▸ DATA SHOWN
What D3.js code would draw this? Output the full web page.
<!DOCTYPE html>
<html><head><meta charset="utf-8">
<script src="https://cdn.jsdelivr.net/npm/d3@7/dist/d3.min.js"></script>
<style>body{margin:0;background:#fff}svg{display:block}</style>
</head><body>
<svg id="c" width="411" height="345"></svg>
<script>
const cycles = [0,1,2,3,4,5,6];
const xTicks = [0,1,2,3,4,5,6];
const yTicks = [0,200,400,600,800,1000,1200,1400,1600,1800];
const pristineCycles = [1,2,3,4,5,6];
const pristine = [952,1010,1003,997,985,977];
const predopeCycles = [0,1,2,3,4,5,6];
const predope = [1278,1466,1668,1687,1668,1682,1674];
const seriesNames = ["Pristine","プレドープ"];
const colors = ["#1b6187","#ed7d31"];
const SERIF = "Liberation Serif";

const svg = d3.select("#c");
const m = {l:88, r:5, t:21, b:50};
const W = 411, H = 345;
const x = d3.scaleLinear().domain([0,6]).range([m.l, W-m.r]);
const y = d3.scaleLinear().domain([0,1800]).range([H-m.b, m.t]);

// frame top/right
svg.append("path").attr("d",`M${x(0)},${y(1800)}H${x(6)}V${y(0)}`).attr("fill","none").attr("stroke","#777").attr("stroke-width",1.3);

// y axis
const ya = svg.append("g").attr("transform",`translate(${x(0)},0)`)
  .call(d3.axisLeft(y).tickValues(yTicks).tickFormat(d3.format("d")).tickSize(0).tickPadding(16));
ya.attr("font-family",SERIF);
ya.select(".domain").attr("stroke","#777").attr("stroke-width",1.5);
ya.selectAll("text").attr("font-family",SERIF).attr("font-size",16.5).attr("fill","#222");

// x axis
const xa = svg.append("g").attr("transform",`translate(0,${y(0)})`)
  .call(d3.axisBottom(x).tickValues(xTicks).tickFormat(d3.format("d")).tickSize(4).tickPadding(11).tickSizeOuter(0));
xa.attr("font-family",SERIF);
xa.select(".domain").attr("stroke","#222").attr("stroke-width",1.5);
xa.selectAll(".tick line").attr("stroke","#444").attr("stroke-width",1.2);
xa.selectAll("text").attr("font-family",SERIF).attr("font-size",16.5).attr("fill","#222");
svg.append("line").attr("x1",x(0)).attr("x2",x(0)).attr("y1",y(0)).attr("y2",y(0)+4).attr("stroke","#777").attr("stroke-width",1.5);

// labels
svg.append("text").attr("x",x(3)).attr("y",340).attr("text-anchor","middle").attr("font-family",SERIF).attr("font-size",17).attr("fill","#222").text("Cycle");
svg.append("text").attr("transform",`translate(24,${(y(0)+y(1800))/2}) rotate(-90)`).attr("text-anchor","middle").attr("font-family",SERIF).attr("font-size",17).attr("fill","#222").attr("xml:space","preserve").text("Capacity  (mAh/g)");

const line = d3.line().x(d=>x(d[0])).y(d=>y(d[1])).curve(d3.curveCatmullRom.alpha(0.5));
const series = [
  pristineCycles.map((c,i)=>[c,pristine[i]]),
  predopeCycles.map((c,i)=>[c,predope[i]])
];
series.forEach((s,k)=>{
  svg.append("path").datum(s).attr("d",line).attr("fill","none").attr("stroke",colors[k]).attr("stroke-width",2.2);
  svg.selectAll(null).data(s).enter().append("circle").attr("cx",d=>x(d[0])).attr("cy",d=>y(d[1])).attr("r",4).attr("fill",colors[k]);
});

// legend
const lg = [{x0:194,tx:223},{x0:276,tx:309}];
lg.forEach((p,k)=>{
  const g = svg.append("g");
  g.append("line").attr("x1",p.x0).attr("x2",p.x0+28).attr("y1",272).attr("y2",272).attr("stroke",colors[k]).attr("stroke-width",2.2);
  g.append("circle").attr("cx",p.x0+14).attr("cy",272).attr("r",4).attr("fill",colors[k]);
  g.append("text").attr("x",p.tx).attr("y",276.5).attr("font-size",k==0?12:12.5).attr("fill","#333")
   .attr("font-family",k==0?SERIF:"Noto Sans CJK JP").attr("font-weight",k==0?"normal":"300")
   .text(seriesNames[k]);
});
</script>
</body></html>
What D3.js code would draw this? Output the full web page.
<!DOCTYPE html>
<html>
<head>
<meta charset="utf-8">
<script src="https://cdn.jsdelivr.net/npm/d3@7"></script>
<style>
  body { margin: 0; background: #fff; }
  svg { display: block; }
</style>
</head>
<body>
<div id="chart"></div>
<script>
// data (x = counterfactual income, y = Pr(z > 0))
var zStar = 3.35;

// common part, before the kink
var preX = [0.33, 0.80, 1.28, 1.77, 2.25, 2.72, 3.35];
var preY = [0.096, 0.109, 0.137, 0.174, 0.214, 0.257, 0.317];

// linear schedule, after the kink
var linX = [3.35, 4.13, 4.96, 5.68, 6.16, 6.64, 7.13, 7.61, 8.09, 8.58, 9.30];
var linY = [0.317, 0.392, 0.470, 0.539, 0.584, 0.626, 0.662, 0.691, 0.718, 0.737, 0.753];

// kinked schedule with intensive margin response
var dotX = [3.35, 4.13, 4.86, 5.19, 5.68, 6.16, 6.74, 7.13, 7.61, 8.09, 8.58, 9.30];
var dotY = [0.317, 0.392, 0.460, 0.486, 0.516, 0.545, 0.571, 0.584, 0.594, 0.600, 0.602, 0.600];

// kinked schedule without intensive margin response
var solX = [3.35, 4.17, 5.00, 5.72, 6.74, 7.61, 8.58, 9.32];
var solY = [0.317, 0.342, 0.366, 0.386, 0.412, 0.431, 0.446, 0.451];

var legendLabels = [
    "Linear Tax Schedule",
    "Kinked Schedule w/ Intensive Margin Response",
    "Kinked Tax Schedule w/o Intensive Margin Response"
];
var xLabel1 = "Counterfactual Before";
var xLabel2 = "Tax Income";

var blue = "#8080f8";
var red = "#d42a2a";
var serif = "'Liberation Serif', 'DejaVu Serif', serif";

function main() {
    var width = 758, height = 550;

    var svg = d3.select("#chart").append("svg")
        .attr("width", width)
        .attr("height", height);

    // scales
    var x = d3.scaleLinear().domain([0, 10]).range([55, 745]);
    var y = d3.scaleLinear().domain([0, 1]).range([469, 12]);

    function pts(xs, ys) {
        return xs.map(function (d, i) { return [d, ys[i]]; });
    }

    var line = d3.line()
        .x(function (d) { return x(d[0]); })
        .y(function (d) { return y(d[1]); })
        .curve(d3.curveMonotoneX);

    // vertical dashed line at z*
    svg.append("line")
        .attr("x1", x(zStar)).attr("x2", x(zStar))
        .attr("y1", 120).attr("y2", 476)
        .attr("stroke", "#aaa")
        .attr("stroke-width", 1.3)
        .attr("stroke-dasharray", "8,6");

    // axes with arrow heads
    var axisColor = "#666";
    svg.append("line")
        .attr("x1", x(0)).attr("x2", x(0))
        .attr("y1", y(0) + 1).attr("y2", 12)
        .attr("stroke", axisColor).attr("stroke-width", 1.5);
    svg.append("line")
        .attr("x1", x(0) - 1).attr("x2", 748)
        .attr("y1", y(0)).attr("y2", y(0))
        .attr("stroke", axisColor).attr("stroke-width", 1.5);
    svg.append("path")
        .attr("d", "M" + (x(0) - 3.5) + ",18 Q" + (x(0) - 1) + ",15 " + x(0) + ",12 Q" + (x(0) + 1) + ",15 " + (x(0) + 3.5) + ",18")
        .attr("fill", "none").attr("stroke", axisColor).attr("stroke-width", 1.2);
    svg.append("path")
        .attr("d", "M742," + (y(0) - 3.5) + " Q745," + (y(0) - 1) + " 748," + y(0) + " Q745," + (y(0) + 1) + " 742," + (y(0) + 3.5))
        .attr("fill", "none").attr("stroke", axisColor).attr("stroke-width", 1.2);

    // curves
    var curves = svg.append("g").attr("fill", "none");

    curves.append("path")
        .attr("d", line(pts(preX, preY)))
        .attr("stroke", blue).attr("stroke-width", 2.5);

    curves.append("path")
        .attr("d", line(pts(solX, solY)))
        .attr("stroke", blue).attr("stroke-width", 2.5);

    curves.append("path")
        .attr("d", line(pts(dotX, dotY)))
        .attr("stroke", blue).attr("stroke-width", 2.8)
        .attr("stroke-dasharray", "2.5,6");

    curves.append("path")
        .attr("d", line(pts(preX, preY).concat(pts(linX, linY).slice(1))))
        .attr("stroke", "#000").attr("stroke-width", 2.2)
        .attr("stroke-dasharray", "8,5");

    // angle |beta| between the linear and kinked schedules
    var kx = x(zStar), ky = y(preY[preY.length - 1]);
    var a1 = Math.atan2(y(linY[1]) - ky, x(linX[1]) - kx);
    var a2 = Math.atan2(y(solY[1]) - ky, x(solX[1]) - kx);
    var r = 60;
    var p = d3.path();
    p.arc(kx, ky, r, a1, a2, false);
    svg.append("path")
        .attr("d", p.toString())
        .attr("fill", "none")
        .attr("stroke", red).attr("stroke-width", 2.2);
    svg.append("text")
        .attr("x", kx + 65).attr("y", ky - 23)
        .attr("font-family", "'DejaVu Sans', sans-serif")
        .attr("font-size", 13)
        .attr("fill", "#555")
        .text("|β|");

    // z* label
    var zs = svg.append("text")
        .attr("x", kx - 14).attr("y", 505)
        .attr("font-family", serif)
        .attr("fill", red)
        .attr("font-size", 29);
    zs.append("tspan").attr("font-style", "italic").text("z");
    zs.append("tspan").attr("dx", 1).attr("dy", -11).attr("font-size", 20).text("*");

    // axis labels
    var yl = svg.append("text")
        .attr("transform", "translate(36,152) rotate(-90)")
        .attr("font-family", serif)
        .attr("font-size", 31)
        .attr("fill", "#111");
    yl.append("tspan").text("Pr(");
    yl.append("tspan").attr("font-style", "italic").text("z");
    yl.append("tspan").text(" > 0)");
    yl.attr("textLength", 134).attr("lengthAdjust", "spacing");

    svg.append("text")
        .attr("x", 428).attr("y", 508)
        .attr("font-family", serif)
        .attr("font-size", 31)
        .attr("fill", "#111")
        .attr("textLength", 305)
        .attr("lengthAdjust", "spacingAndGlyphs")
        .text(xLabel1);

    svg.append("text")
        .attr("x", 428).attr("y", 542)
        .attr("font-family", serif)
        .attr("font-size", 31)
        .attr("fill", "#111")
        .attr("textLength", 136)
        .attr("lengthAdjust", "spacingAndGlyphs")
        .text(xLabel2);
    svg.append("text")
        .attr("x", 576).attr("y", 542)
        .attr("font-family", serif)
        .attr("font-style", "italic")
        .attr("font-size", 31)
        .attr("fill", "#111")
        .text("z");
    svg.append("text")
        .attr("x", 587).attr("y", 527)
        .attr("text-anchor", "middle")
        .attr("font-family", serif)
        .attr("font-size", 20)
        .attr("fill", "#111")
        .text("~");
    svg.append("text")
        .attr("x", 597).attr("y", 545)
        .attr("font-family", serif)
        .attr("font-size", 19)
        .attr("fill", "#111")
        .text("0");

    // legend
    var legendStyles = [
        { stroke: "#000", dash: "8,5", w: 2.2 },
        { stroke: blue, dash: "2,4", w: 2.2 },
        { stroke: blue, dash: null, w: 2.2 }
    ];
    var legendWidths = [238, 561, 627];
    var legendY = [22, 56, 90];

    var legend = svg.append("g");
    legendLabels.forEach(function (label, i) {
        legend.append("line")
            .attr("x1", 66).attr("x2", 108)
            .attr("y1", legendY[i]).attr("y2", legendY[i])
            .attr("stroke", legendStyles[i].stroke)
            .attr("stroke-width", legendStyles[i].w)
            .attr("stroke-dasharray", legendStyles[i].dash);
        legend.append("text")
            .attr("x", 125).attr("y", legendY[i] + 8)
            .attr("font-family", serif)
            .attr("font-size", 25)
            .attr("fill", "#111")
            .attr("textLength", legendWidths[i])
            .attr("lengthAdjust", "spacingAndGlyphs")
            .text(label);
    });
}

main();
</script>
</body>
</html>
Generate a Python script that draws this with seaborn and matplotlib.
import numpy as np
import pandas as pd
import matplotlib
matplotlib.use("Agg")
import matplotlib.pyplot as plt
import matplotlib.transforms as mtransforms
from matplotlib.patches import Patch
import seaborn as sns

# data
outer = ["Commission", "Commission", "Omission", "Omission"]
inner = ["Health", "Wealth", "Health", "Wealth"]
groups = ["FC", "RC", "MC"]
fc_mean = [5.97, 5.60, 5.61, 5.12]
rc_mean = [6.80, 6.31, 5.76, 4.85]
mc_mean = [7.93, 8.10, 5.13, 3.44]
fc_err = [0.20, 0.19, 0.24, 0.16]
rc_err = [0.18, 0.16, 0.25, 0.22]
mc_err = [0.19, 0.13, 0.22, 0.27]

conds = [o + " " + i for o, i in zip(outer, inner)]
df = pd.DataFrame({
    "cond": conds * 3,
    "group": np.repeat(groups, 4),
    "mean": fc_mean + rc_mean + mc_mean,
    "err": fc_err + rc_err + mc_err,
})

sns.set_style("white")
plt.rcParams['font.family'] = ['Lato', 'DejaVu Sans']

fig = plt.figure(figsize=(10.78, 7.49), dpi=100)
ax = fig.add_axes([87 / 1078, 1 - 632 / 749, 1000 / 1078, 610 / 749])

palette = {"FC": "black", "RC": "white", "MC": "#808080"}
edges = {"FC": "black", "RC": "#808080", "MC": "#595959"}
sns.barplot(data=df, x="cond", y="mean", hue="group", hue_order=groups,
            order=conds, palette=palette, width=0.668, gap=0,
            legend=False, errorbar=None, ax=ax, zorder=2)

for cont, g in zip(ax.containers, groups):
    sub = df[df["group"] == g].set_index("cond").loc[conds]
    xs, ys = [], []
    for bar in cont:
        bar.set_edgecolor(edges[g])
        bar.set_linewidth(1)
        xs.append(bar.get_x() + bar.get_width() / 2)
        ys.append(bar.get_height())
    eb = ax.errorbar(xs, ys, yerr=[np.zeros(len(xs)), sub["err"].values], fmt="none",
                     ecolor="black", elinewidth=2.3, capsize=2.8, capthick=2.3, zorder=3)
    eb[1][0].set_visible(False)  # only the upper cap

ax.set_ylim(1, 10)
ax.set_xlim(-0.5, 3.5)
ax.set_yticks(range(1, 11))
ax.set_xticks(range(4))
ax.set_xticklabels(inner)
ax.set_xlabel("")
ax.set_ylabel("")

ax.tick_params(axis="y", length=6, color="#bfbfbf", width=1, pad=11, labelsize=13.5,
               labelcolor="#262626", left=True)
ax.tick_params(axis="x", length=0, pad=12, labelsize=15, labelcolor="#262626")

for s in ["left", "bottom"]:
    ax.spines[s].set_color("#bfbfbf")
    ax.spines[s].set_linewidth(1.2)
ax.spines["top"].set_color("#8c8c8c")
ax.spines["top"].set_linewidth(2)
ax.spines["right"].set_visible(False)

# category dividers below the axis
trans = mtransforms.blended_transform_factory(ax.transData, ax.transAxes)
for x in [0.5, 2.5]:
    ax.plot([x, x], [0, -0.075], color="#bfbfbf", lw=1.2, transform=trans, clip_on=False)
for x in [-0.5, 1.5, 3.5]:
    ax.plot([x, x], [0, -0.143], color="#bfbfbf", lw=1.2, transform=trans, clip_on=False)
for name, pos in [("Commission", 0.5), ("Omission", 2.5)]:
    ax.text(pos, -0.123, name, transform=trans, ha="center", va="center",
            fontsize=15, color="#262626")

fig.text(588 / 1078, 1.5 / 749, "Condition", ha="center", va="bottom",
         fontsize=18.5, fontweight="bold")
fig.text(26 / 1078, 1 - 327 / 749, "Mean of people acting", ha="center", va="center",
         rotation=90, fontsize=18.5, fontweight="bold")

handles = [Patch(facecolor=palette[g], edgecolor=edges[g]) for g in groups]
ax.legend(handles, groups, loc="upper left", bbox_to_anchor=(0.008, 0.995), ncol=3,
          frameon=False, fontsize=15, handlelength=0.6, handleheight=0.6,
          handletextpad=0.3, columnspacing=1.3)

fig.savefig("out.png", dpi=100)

▸ SET EXERCISE
Extract the span of lines that starts with the line containing "Generate a Python" and ends with the line containing "ax = fig.add_axes([87". Keep it exact and add nothing.

▸ TASK RESPONSE
Generate a Python script that draws this with seaborn and matplotlib.
import numpy as np
import pandas as pd
import matplotlib
matplotlib.use("Agg")
import matplotlib.pyplot as plt
import matplotlib.transforms as mtransforms
from matplotlib.patches import Patch
import seaborn as sns

# data
outer = ["Commission", "Commission", "Omission", "Omission"]
inner = ["Health", "Wealth", "Health", "Wealth"]
groups = ["FC", "RC", "MC"]
fc_mean = [5.97, 5.60, 5.61, 5.12]
rc_mean = [6.80, 6.31, 5.76, 4.85]
mc_mean = [7.93, 8.10, 5.13, 3.44]
fc_err = [0.20, 0.19, 0.24, 0.16]
rc_err = [0.18, 0.16, 0.25, 0.22]
mc_err = [0.19, 0.13, 0.22, 0.27]

conds = [o + " " + i for o, i in zip(outer, inner)]
df = pd.DataFrame({
    "cond": conds * 3,
    "group": np.repeat(groups, 4),
    "mean": fc_mean + rc_mean + mc_mean,
    "err": fc_err + rc_err + mc_err,
})

sns.set_style("white")
plt.rcParams['font.family'] = ['Lato', 'DejaVu Sans']

fig = plt.figure(figsize=(10.78, 7.49), dpi=100)
ax = fig.add_axes([87 / 1078, 1 - 632 / 749, 1000 / 1078, 610 / 749])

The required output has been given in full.